On Hölder projective divergences
This provides new mathematical tools for measuring distribution distances in machine learning, particularly for unnormalized data, though it appears incremental as an extension of existing divergence concepts.
The authors introduced Hölder divergences and pseudo-divergences as new statistical distances based on Hölder inequalities, which generalize the Cauchy-Schwarz divergence and work with unnormalized distributions. They derived closed-form expressions for exponential families and demonstrated in clustering experiments that symmetrized Hölder divergences outperform the symmetric Cauchy-Schwarz divergence on Gaussian distributions.

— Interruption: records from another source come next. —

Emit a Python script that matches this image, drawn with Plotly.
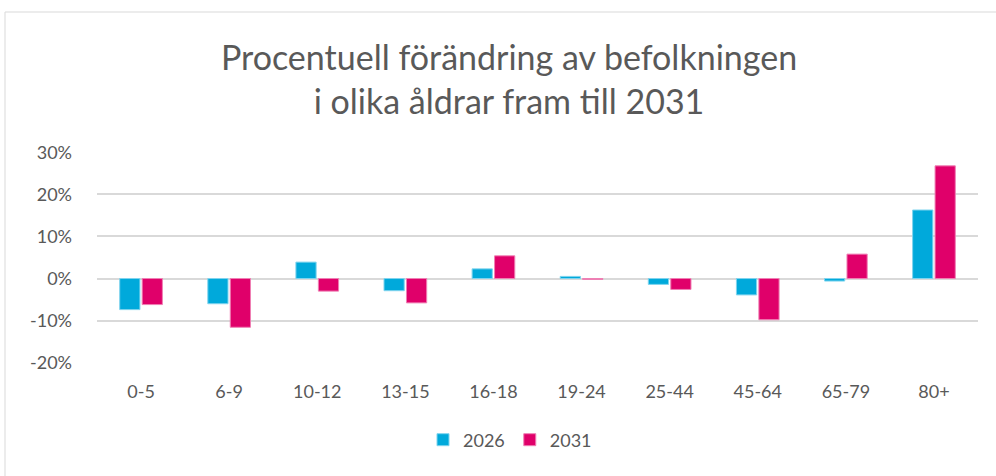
import plotly.graph_objects as go

categories = ["0-5", "6-9", "10-12", "13-15", "16-18", "19-24", "25-44", "45-64", "65-79", "80+"]
values_2026 = [-7.4, -6.0, 3.9, -2.9, 2.3, 0.5, -1.4, -3.9, -0.6, 16.3]
values_2031 = [-6.2, -11.6, -3.0, -5.8, 5.4, -0.2, -2.6, -9.8, 5.8, 26.8]
y_ticks = [-20, -10, 0, 10, 20, 30]
y_tick_labels = ["-20%", "-10%", "0%", "10%", "20%", "30%"]

FONT = "Lato, 'Open Sans', sans-serif"
TXT = "#595959"

fig = go.Figure()
fig.add_trace(go.Bar(x=categories, y=values_2026, name="2026",
                     marker=dict(color="#00A9DB", line=dict(color="#7FD4EE", width=1))))
fig.add_trace(go.Bar(x=categories, y=values_2031, name="2031",
                     marker=dict(color="#E0006A", line=dict(color="#EF7FB4", width=1))))

W, H = 996, 476
L, R, T, B = 97, 18, 152, 113
pw, ph = W - L - R, H - T - B

fig.update_layout(
    width=W, height=H,
    margin=dict(l=L, r=R, t=T, b=B),
    paper_bgcolor="white", plot_bgcolor="white",
    barmode="group", bargap=0.49, bargroupgap=0.1,
    font=dict(family=FONT, color=TXT, size=18),
    title=dict(text="Procentuell förändring av befolkningen<br>i olika åldrar fram till 2031",
               x=509 / W, xanchor="center", y=1 - 70 / H, yanchor="middle",
               font=dict(family=FONT, size=34, color=TXT)),
    showlegend=True,
    legend=dict(orientation="h", x=(510 - L) / pw, xanchor="center",
                y=(H - B - 440) / ph, yanchor="middle",
                font=dict(size=18, color=TXT), itemwidth=30, traceorder="normal"),
    xaxis=dict(type="category", showgrid=False, showline=False, ticks="",
               ticklabelstandoff=16, tickfont=dict(size=18, color=TXT)),
    yaxis=dict(range=[-20.1, 30.1], tickvals=y_ticks, ticktext=y_tick_labels,
               showgrid=True, gridcolor="#D9D9D9", gridwidth=1.5,
               zeroline=True, zerolinecolor="#D9D9D9", zerolinewidth=1.5,
               showline=False, ticks="", ticklabelstandoff=24,
               tickfont=dict(size=18, color=TXT)),
    shapes=[dict(type="rect", xref="paper", yref="paper",
                 x0=(5 - L) / pw, x1=(W + 20 - L) / pw,
                 y0=-(B + 20) / ph, y1=(H - B - 12) / ph,
                 line=dict(color="#D9D9D9", width=1), fillcolor="rgba(0,0,0,0)",
                 layer="below")],
)

fig.write_html("out.html", config={"displayModeBar": False},
               post_script="document.body.style.margin='0';")
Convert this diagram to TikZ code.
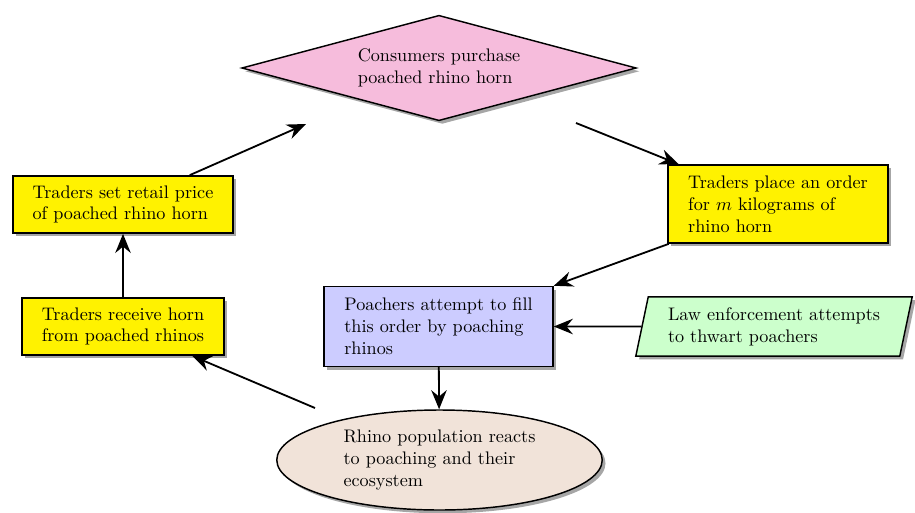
\documentclass[tikz,border=0pt]{standalone}
\usetikzlibrary{shapes.geometric,shadows,arrows.meta}
\definecolor{boxyellow}{RGB}{255,242,0}
\definecolor{diapink}{RGB}{246,188,220}
\definecolor{poachblue}{RGB}{204,204,255}
\definecolor{lawgreen}{RGB}{204,255,204}
\definecolor{rhinobeige}{RGB}{241,227,217}
\begin{document}
\begin{tikzpicture}[x=0.55pt,y=-0.55pt,
  base/.style={draw=black, thick, align=left,
    drop shadow={shadow xshift=1.8pt, shadow yshift=-1.8pt, opacity=0.7}},
  ybox/.style={base, rectangle, fill=boxyellow, inner sep=0pt},
  arr/.style={-{Stealth[length=10.5pt,width=8.5pt,inset=3.5pt]}, line width=1pt}]
\useasboundingbox (0,0) rectangle (915,512);

\node[base, diamond, fill=diapink, minimum width=217pt, minimum height=58pt,
      shape aspect=3.6, inner sep=1pt] (cons) at (439,68)
      {Consumers purchase\\poached rhino horn};
\node[ybox, minimum width=121pt, minimum height=31.5pt] (retail) at (123,204.5)
      {Traders set retail price\\of poached rhino horn};
\node[ybox, minimum width=111pt, minimum height=31.5pt] (receive) at (123,326.5)
      {Traders receive horn\\from poached rhinos};
\node[ybox, minimum width=121pt, minimum height=43pt] (order) at (778,204)
      {Traders place an order\\for $m$ kilograms of\\rhino horn};
\node[base, rectangle, fill=poachblue, inner sep=0pt, minimum width=126pt,
      minimum height=44pt] (poach) at (438.5,326.5)
      {Poachers attempt to fill\\this order by poaching\\rhinos};
\node[base, trapezium, trapezium left angle=72, trapezium right angle=108,
      trapezium stretches body, fill=lawgreen, inner sep=0pt,
      minimum width=152pt, minimum height=32.5pt] (law) at (774,326.5)
      {Law enforcement attempts\\to thwart poachers};
\node[base, ellipse, fill=rhinobeige, inner sep=0pt, minimum width=179pt,
      minimum height=55pt] (rhino) at (439.5,460)
      {Rhino population reacts\\to poaching and their\\ecosystem};

\coordinate (c1) at (306,124);
\coordinate (c2) at (576,123);
\coordinate (c3) at (315,408);

\draw[arr] (retail) -- (c1);
\draw[arr] (c2) -- (order);
\draw[arr] (order) -- (poach.north east);
\draw[arr] (law) -- (poach);
\draw[arr] (poach) -- (rhino);
\draw[arr] (c3) -- (receive);
\draw[arr] (receive) -- (retail);
\end{tikzpicture}
\end{document}
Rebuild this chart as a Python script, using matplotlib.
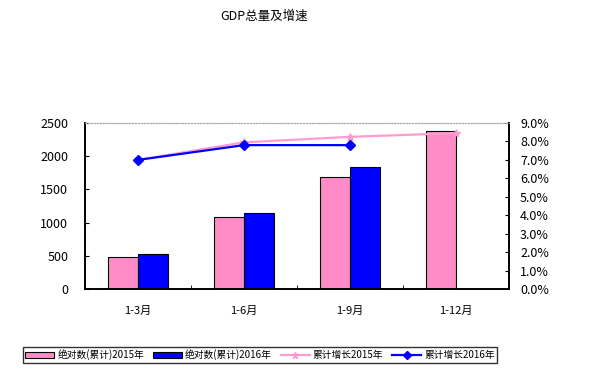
import matplotlib
matplotlib.use("Agg")
import matplotlib.pyplot as plt
import numpy as np
from matplotlib.ticker import FuncFormatter, FixedLocator

plt.rcParams['font.family'] = ['Noto Sans CJK SC', 'DejaVu Sans']

categories = ['1-3月', '1-6月', '1-9月', '1-12月']
gdp_2015 = [486, 1080, 1691, 2384]
gdp_2016 = [527, 1149, 1842]
growth_2015 = [7.0, 7.95, 8.25, 8.45]
growth_2016 = [7.0, 7.8, 7.8]
yticks_left = [0, 500, 1000, 1500, 2000, 2500]
yticks_right = [0, 1, 2, 3, 4, 5, 6, 7, 8, 9]
labels = ['绝对数(累计)2015年', '绝对数(累计)2016年', '累计增长2015年', '累计增长2016年']

pink = '#ff8cc6'
blue = '#0000ff'
pink_line = '#ff9ccf'

fig = plt.figure(figsize=(6.02, 3.78), dpi=100)
ax = fig.add_axes([85/602, 1-289/378, 424/602, 166/378])
ax2 = ax.twinx()

x = np.arange(len(categories))
w = 0.285
b1 = ax.bar(x - w/2, gdp_2015, width=w, color=pink, edgecolor='black', linewidth=0.8, zorder=2)
b2 = ax.bar(x[:len(gdp_2016)] + w/2, gdp_2016, width=w, color=blue, edgecolor='black', linewidth=0.8, zorder=2)

ax.set_xlim(-0.5, 3.5)
ax.set_ylim(0, 2500)
ax.set_yticks(yticks_left)
ax.set_xticks(x)
ax.set_xticklabels(categories, fontsize=8)
ax.xaxis.set_minor_locator(FixedLocator([0.5, 1.5, 2.5]))
ax.tick_params(axis='x', which='major', length=0, pad=12)
ax.tick_params(axis='x', which='minor', length=3, direction='in')
ax.tick_params(axis='y', direction='in', length=3, labelsize=9, pad=12)

ax2.set_ylim(0, 9)
ax2.set_yticks(yticks_right)
ax2.yaxis.set_major_formatter(FuncFormatter(lambda v, p: f'{v:.1f}%'))
ax2.tick_params(axis='y', direction='in', length=3, labelsize=9, pad=8)

l1, = ax2.plot(x, growth_2015, color=pink_line, marker='*', markersize=6, linewidth=1.6, zorder=3)
l2, = ax2.plot(x[:len(growth_2016)], growth_2016, color=blue, marker='D', markersize=5.5, linewidth=1.6, zorder=4)

for a in (ax, ax2):
    a.spines['top'].set_color('#aaaaaa')
    a.spines['top'].set_linestyle(':')
    a.spines['left'].set_linewidth(1.2)
    a.spines['right'].set_linewidth(1.2)
    a.spines['bottom'].set_linewidth(1.2)

fig.text(264/602, 1-16/378, 'GDP总量及增速', ha='center', va='center', fontsize=9)

leg = fig.legend([b1, b2, l1, l2], labels, loc='center', bbox_to_anchor=(260/602, 1-355/378),
                 ncol=4, fontsize=7, frameon=True, fancybox=False, edgecolor='black',
                 handlelength=3.0, handletextpad=0.3, columnspacing=0.9, borderpad=0.25,
                 markerscale=0.8)
leg.get_frame().set_linewidth(1.0)

fig.savefig('out.png', dpi=100)
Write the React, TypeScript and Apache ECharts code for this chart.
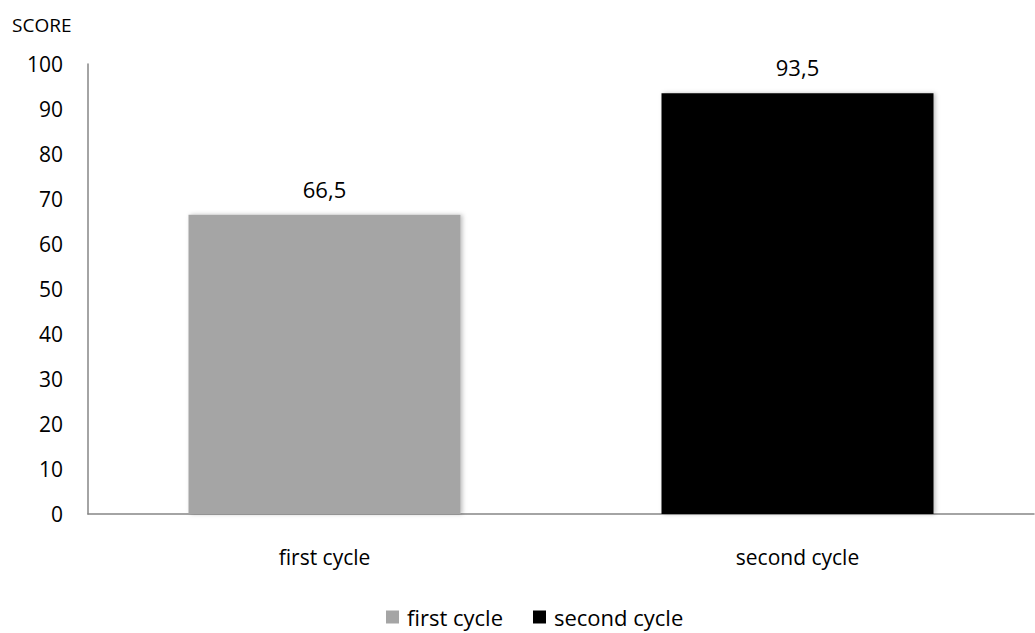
import React, { useEffect, useRef } from "react";
import * as echarts from "echarts";

const categories = ["first cycle", "second cycle"];
const seriesNames = ["first cycle", "second cycle"];
const firstCycle = [66.5, null];
const secondCycle = [null, 93.5];
const yTicks = [0, 10, 20, 30, 40, 50, 60, 70, 80, 90, 100];

const FONT = "'Open Sans', 'Liberation Sans', sans-serif";

export default function App() {
  const ref = useRef<HTMLDivElement>(null);

  useEffect(() => {
    if (!ref.current) return;
    const chart = echarts.init(ref.current, undefined, { renderer: "svg" });
    const labelFmt = (p: any) => String(p.value).replace(".", ",");
    const barShadow = {
      shadowBlur: 4,
      shadowOffsetX: 2,
      shadowOffsetY: 0,
      shadowColor: "rgba(0,0,0,0.25)",
    };
    const valueLabel = {
      show: true,
      position: "top",
      distance: 15,
      color: "#000",
      fontSize: 22,
      fontFamily: FONT,
      formatter: labelFmt,
    };
    chart.setOption({
      animation: false,
      backgroundColor: "#ffffff",
      textStyle: { fontFamily: FONT },
      grid: { left: 88, right: 1, top: 64, bottom: 119, containLabel: false },
      legend: {
        top: 606,
        left: 386,
        padding: 0,
        itemWidth: 13,
        itemHeight: 13,
        itemGap: 30,
        icon: "rect",
        textStyle: { fontFamily: FONT, fontSize: 22, color: "#000", padding: [0, 0, 0, 3] },
        data: seriesNames,
      },
      xAxis: {
        type: "category",
        data: categories,
        axisLine: { lineStyle: { color: "#868686", width: 1.5 } },
        axisTick: { show: false },
        axisLabel: { color: "#000", fontSize: 21, fontFamily: FONT, margin: 32 },
      },
      yAxis: {
        type: "value",
        min: yTicks[0],
        max: yTicks[yTicks.length - 1],
        interval: 10,
        name: "SCORE",
        nameLocation: "end",
        nameGap: 30,
        nameTextStyle: { color: "#000", fontSize: 19, fontFamily: FONT, align: "left", padding: [0, 0, 0, -76] },
        axisLine: { show: true, lineStyle: { color: "#868686", width: 1.5 } },
        axisTick: { show: false },
        splitLine: { show: false },
        axisLabel: { color: "#000", fontSize: 21, fontFamily: FONT, margin: 25 },
      },
      series: [
        {
          name: seriesNames[0],
          type: "bar",
          data: firstCycle,
          barWidth: 272,
          barGap: "-100%",
          itemStyle: { color: "#a5a5a5", ...barShadow },
          label: valueLabel,
        },
        {
          name: seriesNames[1],
          type: "bar",
          data: secondCycle,
          barWidth: 272,
          barGap: "-100%",
          itemStyle: { color: "#000000", ...barShadow },
          label: valueLabel,
        },
      ],
    });
    return () => chart.dispose();
  }, []);

  return <div ref={ref} style={{ width: 1035, height: 633, position: "absolute", left: 0, top: 0 }} />;
}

We describe a framework to build distances by measuring the tightness of inequalities, and introduce the notion of proper statistical divergences and improper pseudo-divergences. We then consider the Hölder ordinary and reverse inequalities, and present two novel classes of Hölder divergences and pseudo-divergences that both encapsulate the special case of the Cauchy-Schwarz divergence. We report closed-form formulas for those statistical dissimilarities when considering distributions belonging to the same exponential family provided that the natural parameter space is a cone (e.g., multivariate Gaussians), or affine (e.g., categorical distributions). Those new classes of Hölder distances are invariant to rescaling, and thus do not require distributions to be normalized. Finally, we show how to compute statistical Hölder centroids with respect to those divergences, and carry out center-based clustering toy experiments on a set of Gaussian distributions that demonstrate empirically that symmetrized Hölder divergences outperform the symmetric Cauchy-Schwarz divergence.